By the time I took over at Burton (above), I’d had six or seven years of coaching experience. I felt like I saw the game with a strong mentality, but I knew that the only way you can really see if your ideas work, if the environment you want to build is the right one, is if you’re the manager. The number one.
There were times early on, though, when I definitely remember thinking to myself: “I don’t think this is going to work very well.”
A month after taking over from Paul, we lost 7-1 at Bristol Rovers. It was an unbelievable game. I think, for their sixth goal, my centre-half and goalkeeper banged heads with each other, fell on the floor and left their centre-forward free to run through the middle and score in an empty net. It was like Billy Smart’s Circus.
The following season, my first in permanent charge, we had another 7-1 beating, this time at Port Vale.
Yeah, we had some testing moments.
That same season, we reached the League Two playoffs.
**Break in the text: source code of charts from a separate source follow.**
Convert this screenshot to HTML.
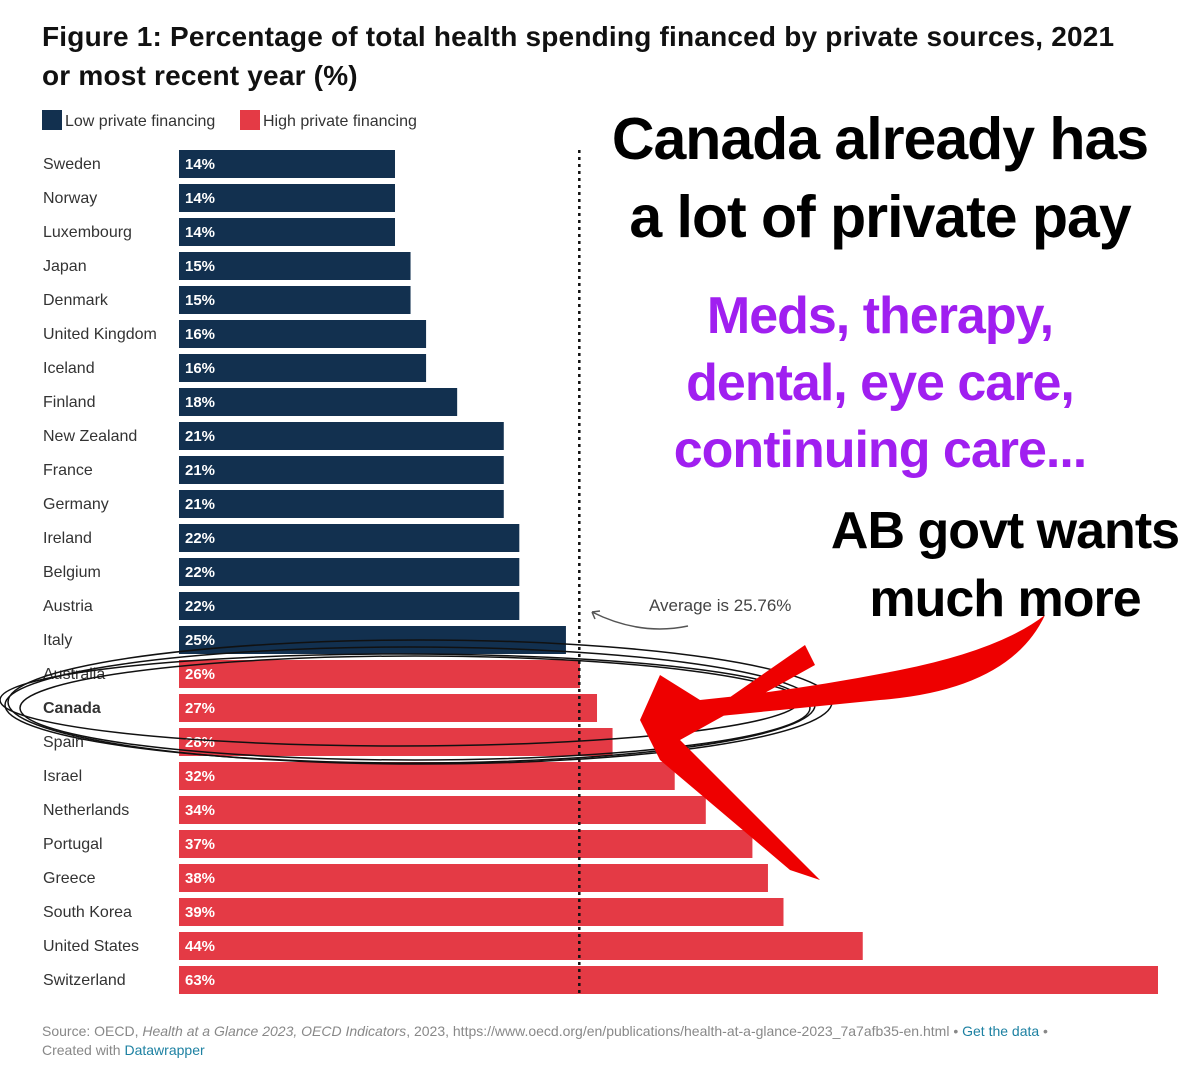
<!DOCTYPE html>
<html><head><meta charset="utf-8"><style>
body{margin:0;width:1200px;height:1065px;background:#fff;overflow:hidden;font-family:"Liberation Sans",sans-serif;position:relative}
.t{position:absolute;white-space:nowrap}
</style></head><body>
<div class="t" style="left:42px;top:17px;font-size:28px;font-weight:bold;color:#111;line-height:39px;letter-spacing:0.2px">Figure 1: Percentage of total health spending financed by private sources, 2021<br>or most recent year (%)</div>
<div class="t" style="left:42px;top:110px;font-size:16px;color:#333"><span style="display:inline-block;width:20px;height:20px;background:#12304f;vertical-align:-4px;margin-right:3px"></span>Low private financing</div>
<div class="t" style="left:240px;top:110px;font-size:16px;color:#333"><span style="display:inline-block;width:20px;height:20px;background:#e43a45;vertical-align:-4px;margin-right:3px"></span>High private financing</div>
<svg id="chart" width="1200" height="1065" style="position:absolute;left:0;top:0"></svg>
<div class="t" style="left:594px;top:100px;font-size:59px;font-weight:bold;color:#000;line-height:78px;text-align:center;width:572px;letter-spacing:-1px">Canada already has<br>a lot of private pay</div>
<div class="t" style="left:630px;top:283px;font-size:52px;font-weight:bold;color:#a01ff0;line-height:67px;text-align:center;width:500px;letter-spacing:-1px">Meds, therapy,<br>dental, eye care,<br>continuing care...</div>
<div class="t" style="left:815px;top:497px;font-size:52px;font-weight:bold;color:#000;line-height:68px;text-align:center;width:380px;letter-spacing:-1px">AB govt wants<br>much more</div>
<div class="t" style="left:42px;top:1022px;font-size:14px;color:#888;line-height:19px">Source: OECD, <i>Health at a Glance 2023, OECD Indicators</i>, 2023, https://www.oecd.org/en/publications/health-at-a-glance-2023_7a7afb35-en.html • <span style="color:#1d81a2">Get the data</span> •<br>Created with <span style="color:#1d81a2">Datawrapper</span></div>
<script>
const countries=["Sweden","Norway","Luxembourg","Japan","Denmark","United Kingdom","Iceland","Finland","New Zealand","France","Germany","Ireland","Belgium","Austria","Italy","Australia","Canada","Spain","Israel","Netherlands","Portugal","Greece","South Korea","United States","Switzerland"];
const values=[13.9,13.9,13.9,14.9,14.9,15.9,15.9,17.9,20.9,20.9,20.9,21.9,21.9,21.9,24.9,25.8,26.9,27.9,31.9,33.9,36.9,37.9,38.9,44,63];
const labels=["14%","14%","14%","15%","15%","16%","16%","18%","21%","21%","21%","22%","22%","22%","25%","26%","27%","28%","32%","34%","37%","38%","39%","44%","63%"];
const average=25.76;
const NS="http://www.w3.org/2000/svg";
const svg=document.getElementById('chart');
const x0=179,pxPer=(1158-179)/63;
const xs=v=>x0+v*pxPer;
const ys=i=>150+i*34;
function mk(t,a){const e=document.createElementNS(NS,t);for(const k in a)e.setAttribute(k,a[k]);svg.appendChild(e);return e;}
countries.forEach((c,i)=>{
 const r=mk('rect',{x:x0,y:ys(i),width:xs(values[i])-x0,height:28,fill:values[i]>average?'#e43a45':'#12304f'});
 
 
 const l=mk('text',{x:43,y:ys(i)+19,'font-size':16,fill:'#333','font-weight':c==='Canada'?'bold':'normal'});
 l.textContent=c;
 
 
 const v=mk('text',{x:185,y:ys(i)+19,'font-size':15,fill:'#fff','font-weight':'bold'});
 v.textContent=labels[i];
 
 
});
const al=mk('line',{x1:xs(average),x2:xs(average),y1:150,y2:995,stroke:'#111','stroke-width':2.5,'stroke-dasharray':'3,4'});


const at=mk('text',{x:649,y:611,'font-size':17,fill:'#444'});at.textContent='Average is 25.76%';


const ac=mk('path',{d:'M688 626 Q640 636 592 612 M592 612 l8 -1 M592 612 l3 7',stroke:'#555','stroke-width':1.5,fill:'none'});


[[410,705,405,58],[415,708,395,52],[420,702,412,62],[400,700,400,46]].forEach(e=>{
 const el=mk('ellipse',{cx:e[0],cy:e[1],rx:e[2],ry:e[3],fill:'none',stroke:'#111','stroke-width':1.5});
 
 
});
const ar=mk('path',{d:'M1045 615 Q1010 690 880 700 Q760 712 700 718 L805 645 L815 665 L680 740 L820 880 L790 870 L660 760 L640 720 L660 675 L700 700 Q800 690 900 670 Q1000 650 1045 615 Z',fill:'#e00'});


</script>
</body></html>
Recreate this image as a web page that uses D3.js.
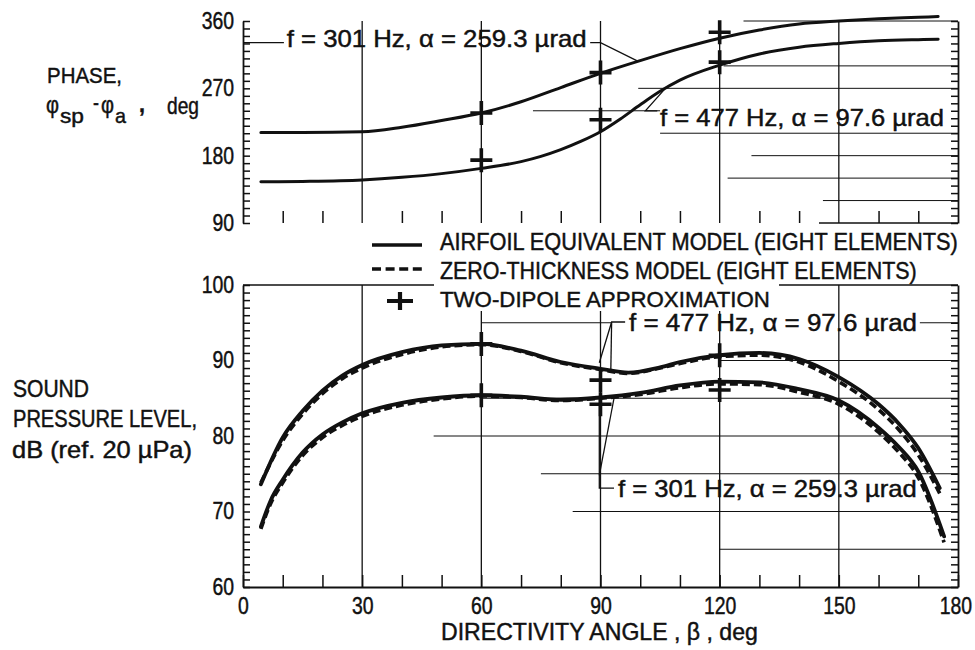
<!DOCTYPE html>
<html><head><meta charset="utf-8">
<script src="https://cdn.jsdelivr.net/npm/d3@7"></script>
<style>
body{margin:0;background:#fff}
svg text{font-family:"Liberation Sans",Arial,sans-serif;fill:#111;stroke:#111;stroke-width:0.45px}
.tk text{font-size:23px}
.lbl{font-size:23px}
</style></head><body><svg id="c" width="975" height="650"></svg>
<script>
// ---------- data ----------
const angleTicks = [0,30,60,90,120,150,180];
const phaseTicks = [90,180,270,360];
const splTicks = [60,70,80,90,100];

const phaseAngle301 = [4.5,15,30,40,50,60,70,80,90,100,110,120,130,140,150,160,170,175];
const phase301 = [211,211,212,218,227,237,252,271,290,307,323,337,348,356,360,363,365,366];
const phaseAngle477 = [4.5,15,30,40,50,60,70,75,80,85,90,95,100,105,110,120,130,140,150,160,170,175];
const phase477 = [145,145.5,147.5,151,156,163,172,179,188,199,212,229,248,266,281,301,316,325,330,333.5,335,335.5];

const splAngle477 = [4.5,10,15,20,25,30,40,50,60,70,80,90,97,105,110,120,130,140,150,160,165,170,175.4];
const splSolid477 = [73.6,79.8,83.3,86.0,88.0,89.4,91.1,92.0,92.2,91.3,89.8,88.9,88.4,89.1,89.8,90.7,91.0,90.2,87.8,84.2,81.7,78.4,73.1];
const splDashed477 = [73.8,79.4,82.9,85.6,87.6,89.0,90.8,91.8,92.1,91.2,89.7,88.8,88.3,89.0,89.6,90.5,90.7,89.8,87.2,83.5,80.9,77.5,72.4];
const splAngle301 = [4.5,7,10,15,20,25,30,40,50,60,70,80,90,100,110,120,130,140,150,160,165,170,176.5];
const splSolid301 = [68.0,71.5,74.2,77.8,80.2,81.8,83.0,84.4,85.1,85.4,85.2,84.8,85.1,85.7,86.7,87.2,87.1,86.2,84.7,81.1,78.6,75.3,66.7];
const splDashed301 = [67.7,71.1,73.8,77.4,79.8,81.4,82.6,84.1,84.9,85.3,85.1,84.7,85.0,85.5,86.4,86.9,86.8,85.8,84.2,80.5,77.9,74.5,65.9];

const phaseMarkAngle = [60,60,90,90,120,120];
const phaseMarkValue = [237,174,291,228,345,305];
const splMarkAngle = [60,60,90,90,120,120];
const splMarkValue = [92.2,85.4,87.4,84.2,90.7,86.1];

const legendLabels = ["AIRFOIL EQUIVALENT MODEL (EIGHT ELEMENTS)","ZERO-THICKNESS MODEL (EIGHT ELEMENTS)","TWO-DIPOLE APPROXIMATION"];
const label301 = "f = 301 Hz, α = 259.3 µrad";
const label477 = "f = 477 Hz, α = 97.6 µrad";

// ---------- scales ----------
const svg = d3.select("#c");
const x = d3.scaleLinear([0,180],[243,958]);
const yP = d3.scaleLinear([90,360],[223,21]);
const yS = d3.scaleLinear([60,100],[587,285]);
const ink = "#111";

function seg(g, pts, w){
  g.append("path").attr("d", d3.line()(pts)).attr("fill","none").attr("stroke",ink).attr("stroke-width",w||1.2);
}
// condensed text: glyphs squeezed horizontally to a given width
function ctext(g, xx, yy, t, w, size){
  const gg = g.append("g").attr("transform",`translate(${xx},${yy})`);
  const el = gg.append("text").text(t);
  if(size) el.attr("font-size",size);
  if(w){
    const nat = el.node().getComputedTextLength();
    gg.attr("transform",`translate(${xx},${yy}) scale(${(w/nat).toFixed(4)},1)`);
  }
  return el;
}

// ---------- grid ----------
const grid = svg.append("g");
[30,60,90,120,150].forEach(a=>{
  seg(grid,[[x(a),yP(360)],[x(a),yP(90)]],1.3);
  seg(grid,[[x(a),yS(100)],[x(a),yS(60)]],1.3);
});
const topRules = [[300,121,180],[270,99.5,180],[240,73,105],[210,105,180],[180,128,180],[150,122,180],[120,146,180],[360,126,180]];
topRules.forEach(r=>seg(grid,[[x(r[1]),yP(r[0])],[x(r[2]),yP(r[0])]],1));
const botRules = [[95,60,92.8],[95,170.4,180],[90,120,180],[85,60,180],[80,48,180],[75,75,180],[70,83,180],[65,120,180]];
botRules.forEach(r=>seg(grid,[[x(r[1]),yS(r[0])],[x(r[2]),yS(r[0])]],1));

// ---------- axes ----------
function styleAxis(g){
  g.select(".domain").attr("stroke",ink).attr("stroke-width",1.8);
  g.selectAll(".tick line").attr("stroke",ink).attr("stroke-width",1.5);
  g.attr("font-family",null).attr("font-size",null).attr("class","tk");
  g.selectAll(".tick text").each(function(){
    const n = this.textContent.length;
    if(!n) return;
    const nat = this.getComputedTextLength();
    const sx = n*10.8/nat;
    const t = d3.select(this);
    t.attr("x",(+t.attr("x")||0)/sx).attr("transform",`scale(${sx.toFixed(4)},1)`);
  });
}
const minorAngles = d3.range(10,180,10).filter(a=>a%30!==0);
svg.append("g").attr("transform","translate(243,0)")
  .call(d3.axisLeft(yP).tickValues(d3.range(90,361,10)).tickSize(-7).tickSizeOuter(0).tickPadding(9)
    .tickFormat(d=>phaseTicks.includes(d)?d:"")).call(styleAxis);
svg.append("g").attr("transform","translate(958,0)")
  .call(d3.axisRight(yP).tickValues(d3.range(90,361,10)).tickSize(-7).tickSizeOuter(0).tickFormat("")).call(styleAxis);
const tb = svg.append("g").attr("transform","translate(0,223)")
  .call(d3.axisBottom(x).tickValues(minorAngles).tickSize(-12).tickSizeOuter(0).tickFormat("")).call(styleAxis);
tb.select(".domain").remove();
seg(svg,[[x(145),yP(90)],[x(180),yP(90)]],1.5);

svg.append("g").attr("transform","translate(243,0)")
  .call(d3.axisLeft(yS).tickValues(d3.range(60,101,1)).tickSize(-7).tickSizeOuter(0).tickPadding(9)
    .tickFormat(d=>splTicks.includes(d)?d:"")).call(styleAxis);
svg.append("g").attr("transform","translate(958,0)")
  .call(d3.axisRight(yS).tickValues(d3.range(60,101,1)).tickSize(-7).tickSizeOuter(0).tickFormat("")).call(styleAxis);
const xb = svg.append("g").attr("transform","translate(0,587)")
  .call(d3.axisBottom(x).tickValues(d3.range(0,181,10)).tickSize(-12).tickSizeOuter(0).tickPadding(11)
    .tickFormat(d=>angleTicks.includes(d)?d:"")).call(styleAxis);
xb.selectAll(".tick").filter(d=>d===180).select("text").attr("x",-3);
seg(svg,[[x(0),yS(100)],[x(180),yS(100)]],1.5);

// ---------- legend ----------
const lg = svg.append("g").attr("class","lbl");
lg.append("rect").attr("x",434).attr("y",284).attr("width",345).attr("height",27).attr("fill","#fff");
seg(lg,[[372,245],[422,245]],3.5);
lg.append("line").attr("x1",372).attr("x2",422).attr("y1",269).attr("y2",269)
  .attr("stroke",ink).attr("stroke-width",3.5).attr("stroke-dasharray","9,4.6");
lg.append("path").attr("d","M387,301H413M400,292V310").attr("stroke",ink).attr("stroke-width",4.2);
const lw = [518,477,330], lb=[250,279,307];
legendLabels.forEach((t,i)=>ctext(lg,440,lb[i],t,lw[i]));

// ---------- curves ----------
const lineP = d3.line().x(d=>x(d[0])).y(d=>yP(d[1])).curve(d3.curveMonotoneX);
const lineS = d3.line().x(d=>x(d[0])).y(d=>yS(d[1])).curve(d3.curveMonotoneX);
const curves = svg.append("g").attr("fill","none").attr("stroke",ink).attr("stroke-linecap","round");
curves.append("path").attr("d",lineP(d3.zip(phaseAngle301,phase301))).attr("stroke-width",3);
curves.append("path").attr("d",lineP(d3.zip(phaseAngle477,phase477))).attr("stroke-width",3);
curves.append("path").attr("d",lineS(d3.zip(splAngle477,splDashed477))).attr("stroke-width",3.6).attr("stroke-dasharray","8,4").attr("stroke-linecap","butt");
curves.append("path").attr("d",lineS(d3.zip(splAngle301,splDashed301))).attr("stroke-width",3.6).attr("stroke-dasharray","8,4").attr("stroke-linecap","butt");
curves.append("path").attr("d",lineS(d3.zip(splAngle477,splSolid477))).attr("stroke-width",3.8);
curves.append("path").attr("d",lineS(d3.zip(splAngle301,splSolid301))).attr("stroke-width",3.8);

// ---------- markers ----------
const plus = "M-11,0H11M0,-12V12";
d3.zip(phaseMarkAngle,phaseMarkValue).forEach(d=>svg.append("path").attr("d",plus)
  .attr("transform",`translate(${x(d[0])},${yP(d[1])})`).attr("stroke",ink).attr("stroke-width",3.6));
d3.zip(splMarkAngle,splMarkValue).forEach(d=>svg.append("path").attr("d",plus)
  .attr("transform",`translate(${x(d[0])},${yS(d[1])})`).attr("stroke",ink).attr("stroke-width",3.6));

// ---------- curve labels ----------
const an = svg.append("g").attr("class","lbl");
function ptP(a,v){return [x(a),yP(v)];}
function ptS(a,v){return [x(a),yS(v)];}
seg(an,[ptP(0,331),ptP(10.3,331)],1.3);
ctext(an,x(11),yP(325.8),label301,300);
seg(an,[ptP(87.4,331),ptP(90,331),ptP(99.5,306)],1.3);
seg(an,[ptP(106,268),ptP(101.3,240),ptP(104.3,240)],1.3);
ctext(an,x(105),yP(219.5),label477,284);
seg(an,[ptS(89.7,89.7),ptS(92.8,95.1),ptS(96.2,95.1)],1.3);
seg(an,[ptS(92.6,88.8),ptS(92.8,95.1)],1.3);
ctext(an,x(97.2),yS(93.85),label477,288);
seg(an,[ptS(89.7,85.0),ptS(89.7,73.1),ptS(93.4,73.1)],1.3);
seg(an,[ptS(89.7,74.8),ptS(93.4,85.0)],1.3);
ctext(an,x(94.4),yS(71.9),label301,299);

// ---------- axis titles ----------
const tt = svg.append("g").attr("class","lbl");
ctext(tt,47,83,"PHASE,",75);
ctext(tt,46,113,"φ",13,24);
ctext(tt,60,123,"sp",24,21);
ctext(tt,93,110,"-",6);
ctext(tt,101,113,"φ",13,24);
ctext(tt,115,123,"a",11,21);
ctext(tt,139,112,",",6).attr("font-weight","bold");
ctext(tt,167,114,"deg",32);

ctext(tt,13,397,"SOUND",76);
ctext(tt,13,427,"PRESSURE LEVEL,",184);
ctext(tt,12,458,"dB (ref.  20 µPa)",180);

ctext(tt,441,640,"DIRECTIVITY ANGLE , β , deg",317);
</script></body></html>
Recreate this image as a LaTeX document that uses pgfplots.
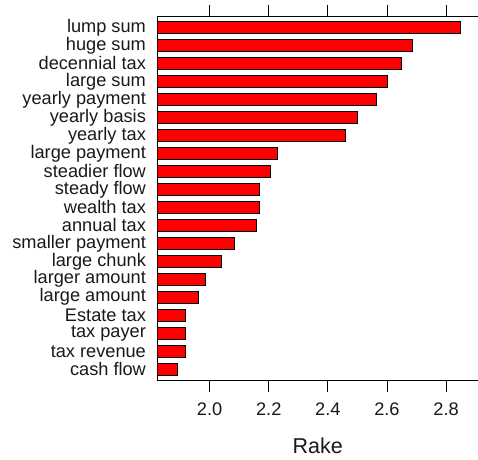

We lost in the semi finals, to Bradford, and at the start of the next year I remember speaking to the chairman, Ben Robinson.
Ben had been chairman of the club between 1976 and 1986, before leaving and returning in the 1990s. It had always been his ambition to lead Burton to Wembley, he told me. The first season after he left, Burton reached the FA Trophy final.
He told me how disappointed he had been that we’d missed out on the playoff final the year before.
“It’s human nature to always be thinking about what the next challenge might be – that’s why I took the Birmingham job”
By the end of that season, we’d done it. We beat Southend in the semi finals, and would face Fleetwood in the final.
It feels strange, looking back. Having missed out the season before, the relief we felt at reaching the final felt like a kind of success in itself. Our ambition had been to get to Wembley. Really, that ambition should have been to win promotion.
Maybe that took the edge off at Wembley. But we had a few things against us that day, too. Our star striker, Billy Kee, was playing with a knee injury but didn’t say anything because he wanted to play so much. His wife had given birth the night before, and he’d only had about two hours’ sleep. Two or three others were playing with knocks too – that’s the kind of desire you get at that level.
As soon as the Fleetwood goal went in, I started the process of thinking about what I would do if we lost the game. I hoped that wasn’t going to be the case, of course, but it was. Rather than be disappointed, I knew that how I reacted then was going to be integral to how we started the next season.
I got the players together.
“Listen, it’s a final. There was nothing in it. We made one mistake, we lost the game, but we can’t see this as a massive failure. What we must do is learn from it. I’m staying out here, and I’m going to watch them pick up the trophy (below). I’m going to feel that little bit of pain, but I’m going to remember that and use it next season.”